M Apr. 7 Reds and Whites in the Civil War.

 

W Apr. 9 The NEP: Politics and economy in the early 1920s. Prepare Assignment #1 for discussion in class.

 

F Apr. 11 Revolutionary art and culture

 

Week 3. Toward the “Stalin revolution.” Reading: First Socialist Society , 149-82; Stalin's Peasants , 3-203)

 

M Apr. 14 Stalin's industrialization drive

 

W Apr. 16 Russian rural life and the great upheaval (prepare Stalin's Peasants , 3-102)

 

F Apr. 18 The collectivized village. Discuss Stalin's Peasants , 103-203.

 

Week 4. The “Stalin revolution.” Reading: Stalin's Peasants , 204-325.

 

M Apr. 21 Sovietization of the non-Russian regions: Central Asia. Begin posting Assignment #2.

 

W Apr. 23 “Stakhanovism” and Soviet work culture in village and city.

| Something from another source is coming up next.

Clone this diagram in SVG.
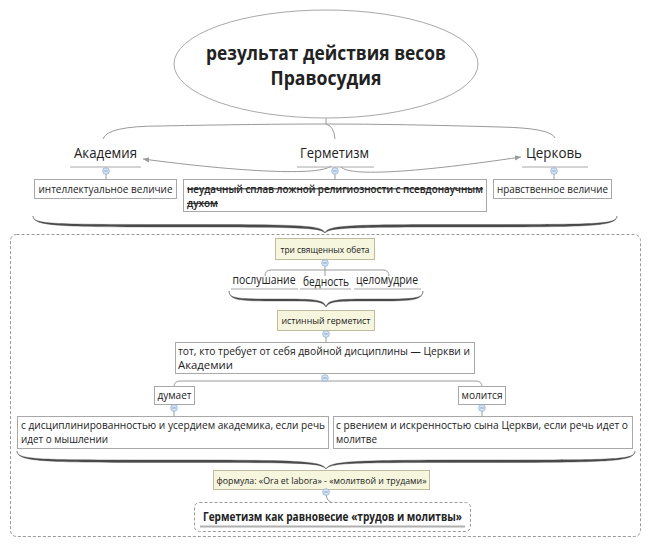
<svg xmlns="http://www.w3.org/2000/svg" width="650" height="548" viewBox="0 0 650 548">
<defs>
<style>
.t{font-family:"Open Sans","Noto Sans","DejaVu Sans",sans-serif;fill:#222}
.box{fill:#fff;stroke:#a8a8a8;stroke-width:1}
.ybox{fill:#f6f6de;stroke:#bdbd9c;stroke-width:1}
.conn{fill:none;stroke:#9a9a9a;stroke-width:1}
.ul{fill:none;stroke:#a8a8a8;stroke-width:1.2}
.brace{fill:#4a4a4a;stroke:#4a4a4a;stroke-width:0.4}
.dash{fill:none;stroke:#9a9a9a;stroke-width:1;stroke-dasharray:3 2}
.col{fill:#d7e5f5;stroke:#8eaed6;stroke-width:0.8}
.colm{stroke:#6f8fb8;stroke-width:0.8}
</style>
<marker id="ah" viewBox="0 0 8 8" refX="7" refY="4" markerWidth="7" markerHeight="7" orient="auto" markerUnits="userSpaceOnUse">
<path d="M0,1 L7,4 L0,7 Z" fill="#9a9a9a"/>
</marker>
<g id="collapse"><circle class="col" cx="0" cy="0" r="3.3"/><line class="colm" x1="-1.8" y1="0" x2="1.8" y2="0"/></g>
</defs>

<g id="connectors">
<path class="conn" d="M326,118 L326,124"/>
<path class="conn" d="M103,139 Q107,126 160,126 Q260,124 326,124 Q400,124 500,127 Q551,128 555,138"/>
<path class="conn" d="M326,124 Q334,126 335,139"/>
<path class="conn" d="M331,166 C320,176 240,172 143,159" marker-end="url(#ah)"/>
<path class="conn" d="M341,167 C350,177 420,172 521,157" marker-end="url(#ah)"/>
<path class="conn" d="M106,174 L106,180"/>
<path class="conn" d="M335,174 L335,180"/>
<path class="conn" d="M554,174 L554,180"/>
<path class="brace" d="M33,216 C33,224.5 53,224.5 179,224.5 C300,224.5 322,225 325,233 C320,227.5 300,227 179,227 C53,227 34,226 33,216 Z"/>
<path class="brace" d="M617,216 C617,224.5 597,224.5 471,224.5 C350,224.5 328,225 325,233 C330,227.5 350,227 471,227 C597,227 616,226 617,216 Z"/>
<path class="conn" d="M325,266 L325,276"/>
<path class="conn" d="M265,276 Q265,270 271,270 L383,270 Q389,270 389,276"/>
<path class="brace" d="M229,291 C229,299 239,299 277.5,299 C316,299 324,299.5 326,307 C322,301 316,301 277.5,301 C239,301 230,300.5 229,291 Z"/>
<path class="brace" d="M423,291 C423,299 413,299 374.5,299 C336,299 328,299.5 326,307 C330,301 336,301 374.5,301 C413,301 422,300.5 423,291 Z"/>
<path class="conn" d="M326,337 L326,343"/>
<path class="conn" d="M325,376 L325,381"/>
<path class="conn" d="M174,387 Q174,381 180,381 L476,381 Q482,381 482,387"/>
<path class="conn" d="M174,410 L174,417"/>
<path class="conn" d="M482,410 L482,417"/>
<path class="brace" d="M17,451 C17,460 37,460 171,460 C300,460 322,461 326,469 C321,462.5 300,462.5 171,462.5 C37,462.5 18,461.5 17,451 Z"/>
<path class="brace" d="M635,451 C635,460 615,460 481,460 C352,460 330,461 326,469 C331,462.5 352,462.5 481,462.5 C615,462.5 634,461.5 635,451 Z"/>
<path class="conn" d="M326,495 Q326,500 332,503"/>
</g>

<g id="title">
<ellipse cx="326" cy="64" rx="152" ry="54" fill="#fff" stroke="#a8a8a8" stroke-width="1"/>
<text class="t" x="326" y="60" font-size="19" font-weight="bold" text-anchor="middle" fill="#333" textLength="240" lengthAdjust="spacingAndGlyphs">результат действия весов</text>
<text class="t" x="326" y="85" font-size="19" font-weight="bold" text-anchor="middle" fill="#333" textLength="111" lengthAdjust="spacingAndGlyphs">Правосудия</text>
</g>

<g id="frame"><rect class="dash" x="10.5" y="234.5" width="630" height="302" rx="6"/></g>

<g id="akademia">
<text class="t" x="105.5" y="158" font-size="14" text-anchor="middle" textLength="63" lengthAdjust="spacingAndGlyphs">Академия</text>
<path class="ul" d="M70,167 L141,167"/>
<use href="#collapse" x="106" y="171"/>
</g>
<g id="germetizm">
<text class="t" x="334.5" y="158" font-size="14" text-anchor="middle" textLength="69" lengthAdjust="spacingAndGlyphs">Герметизм</text>
<path class="ul" d="M297,167 L374,167"/>
<use href="#collapse" x="335" y="171"/>
</g>
<g id="tserkov">
<text class="t" x="554" y="158" font-size="14" text-anchor="middle" textLength="56" lengthAdjust="spacingAndGlyphs">Церковь</text>
<path class="ul" d="M522,167 L588,167"/>
<use href="#collapse" x="554" y="171"/>
</g>

<g id="n-intel">
<rect class="box" x="34.5" y="179.5" width="142" height="19"/>
<text class="t" x="105.5" y="193" font-size="10.8" text-anchor="middle" textLength="134" lengthAdjust="spacingAndGlyphs">интеллектуальное величие</text>
</g>
<g id="n-splav">
<rect class="box" x="183.5" y="179.5" width="303" height="32"/>
<text class="t" x="187" y="192.5" font-size="10.3" font-weight="600" text-decoration="line-through" textLength="296" lengthAdjust="spacingAndGlyphs">неудачный сплав ложной религиозности с псевдонаучным</text>
<text class="t" x="187" y="207" font-size="10.3" font-weight="600" text-decoration="line-through" textLength="31" lengthAdjust="spacingAndGlyphs">духом</text>
</g>
<g id="n-nrav">
<rect class="box" x="493.5" y="179.5" width="118" height="19"/>
<text class="t" x="552.5" y="193" font-size="10.8" text-anchor="middle" textLength="111" lengthAdjust="spacingAndGlyphs">нравственное величие</text>
</g>

<g id="n-tri">
<rect class="ybox" x="275.5" y="238.5" width="99" height="21"/>
<text class="t" x="325" y="253" font-size="9.6" text-anchor="middle" textLength="89" lengthAdjust="spacingAndGlyphs">три священных обета</text>
<use href="#collapse" x="325" y="263"/>
</g>
<g id="n-posl">
<text class="t" x="264" y="284" font-size="12" text-anchor="middle" textLength="63" lengthAdjust="spacingAndGlyphs">послушание</text>
<path class="ul" d="M231,289 L298,289"/>
</g>
<g id="n-bedn">
<text class="t" x="326" y="286" font-size="12" text-anchor="middle" textLength="46" lengthAdjust="spacingAndGlyphs">бедность</text>
<path class="ul" d="M300,289 L351,289"/>
</g>
<g id="n-tselo">
<text class="t" x="387" y="284" font-size="12" text-anchor="middle" textLength="62" lengthAdjust="spacingAndGlyphs">целомудрие</text>
<path class="ul" d="M354,289 L421,289"/>
</g>

<g id="n-istin">
<rect class="ybox" x="277.5" y="310.5" width="97" height="20"/>
<text class="t" x="326" y="324" font-size="9.6" text-anchor="middle" textLength="89" lengthAdjust="spacingAndGlyphs">истинный герметист</text>
<use href="#collapse" x="326" y="334"/>
</g>

<g id="n-tot">
<rect class="box" x="175.5" y="342.5" width="299" height="31"/>
<text class="t" x="178" y="355" font-size="10.8" textLength="292" lengthAdjust="spacingAndGlyphs">тот, кто требует от себя двойной дисциплины — Церкви и</text>
<text class="t" x="178" y="369" font-size="10.8" textLength="55" lengthAdjust="spacingAndGlyphs">Академии</text>
<use href="#collapse" x="325" y="378"/>
</g>

<g id="n-dumaet">
<rect class="box" x="154.5" y="386.5" width="40" height="18"/>
<text class="t" x="174.5" y="399" font-size="10.8" text-anchor="middle" textLength="34" lengthAdjust="spacingAndGlyphs">думает</text>
<use href="#collapse" x="174" y="408"/>
</g>
<g id="n-molitsya">
<rect class="box" x="458.5" y="386.5" width="47" height="18"/>
<text class="t" x="482" y="399" font-size="10.8" text-anchor="middle" textLength="41" lengthAdjust="spacingAndGlyphs">молится</text>
<use href="#collapse" x="482" y="408"/>
</g>

<g id="n-discipl">
<rect class="box" x="17.5" y="416.5" width="311" height="32"/>
<text class="t" x="21" y="429" font-size="10.8" textLength="304" lengthAdjust="spacingAndGlyphs">с дисциплинированностью и усердием академика, если речь</text>
<text class="t" x="21" y="443" font-size="10.8" textLength="87" lengthAdjust="spacingAndGlyphs">идет о мышлении</text>
</g>
<g id="n-rvenie">
<rect class="box" x="333.5" y="416.5" width="299" height="32"/>
<text class="t" x="336" y="429" font-size="10.8" textLength="292" lengthAdjust="spacingAndGlyphs">с рвением и искренностью сына Церкви, если речь идет о</text>
<text class="t" x="336" y="443" font-size="10.8" textLength="41" lengthAdjust="spacingAndGlyphs">молитве</text>
</g>

<g id="n-formula">
<rect class="ybox" x="213.5" y="470.5" width="216" height="19"/>
<text class="t" x="321.5" y="484" font-size="9.8" text-anchor="middle" textLength="210" lengthAdjust="spacingAndGlyphs">формула: «Ora et labora» - «молитвой и трудами»</text>
<use href="#collapse" x="326" y="492"/>
</g>

<g id="n-ravnoves">
<rect class="dash" x="194.5" y="502.5" width="276" height="29" rx="5"/>
<text class="t" x="332.5" y="521" font-size="12.2" font-weight="bold" text-anchor="middle" fill="#111" textLength="259" lengthAdjust="spacingAndGlyphs">Герметизм как равновесие «трудов и молитвы»</text>
<path d="M200,526.5 L465,526.5" stroke="#b0b0b0" stroke-width="2" fill="none"/>
</g>
</svg>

Discuss Stalin's Peasants , 204-285.

 

F Apr. 25 The “Great Terror”: the decimation of the Soviet elite. Discuss Stalin's Peasants , 286-312; also prepare First Socialist Society , 183-204. Assignment #2: deadline for initial posting.

 

Week 5. From terror to war . Reading: First Socialist Society , 205-260 (expected by midterm).

 

M Apr. 28 Mass operations and Soviet ethnic cleansing. Assignment #2: deadline for final postings.

 

W Apr. 30 Midterm exam

 

F May 2 Stalin's foreign policy and the German invasion

 

Week 6. The “Great Patriotic War” and its aftermath . Reading: First Socialist Society , 261-325.

 

M May 5 The siege of Leningrad. In-class film Blokada

 

W May 7 Discuss film. Lecture: How the Red Army won (prepare First Soc. Society , 261-94)

 

F May 9 Late Stalinism and the origins of the Cold War. Begin posting Assignment #3.

 

Week 7. Khrushchev's Thaw . Reading: First Socialist Society , 326-402; A Week Like Any Other (all)

 

M May 12 Khrushchev, destalinization, and the “Thaw”

 

W May 14 Khrushchev's foreign policy. Assignment #3: deadline for first and second postings.

 

F May 16 Women in the U.S.S.R. Discuss A Week Like Any Other (all).

 

Week 8. From Stagnation to Perestroika. Reading: First Socialist Society , 402-502; Andrei Sakharov et al., “Manifesto II” (on Blackboard).

 

M May 19 Central Asia revisited: Environmental degradation and social change (prepare First Socialist Society , 402-445).

 

W May 21 Andrei Sakharov and the dissident movement. Discuss Sakharov, “Manifesto II.”

 

F May 23 Perestroika and glasnost': an overview. Assignment #3: Paper due in class.

 

Week 9. Perestroika. Reading: Stealing the State , 1-41 (skim); 42-175.

 

M May 26 No class: Memorial Day. Begin posting Assignment #4.

 

W May 28 Youth, education, the Komsomol, and jobs. Discuss Stealing the State , 42-174.

 

F May 30 The collapse of the U.S.S.R. Assignment #4: deadline for initial posting.

 

Week 10. After communism. Reading: Stealing the State (finish).

 

M June 2 The army in the 1980s-90s. Discuss Stealing the State , 175-218.

 

W June 4 Russia in the Yeltsin era: a flawed economic transition. Assignment #4: deadline for group decisions with rationales (final posting).

 

F June 6 Democratization and authoritarianism in the former Soviet republics

 

Final exam: 10:15 Thursday, June 12.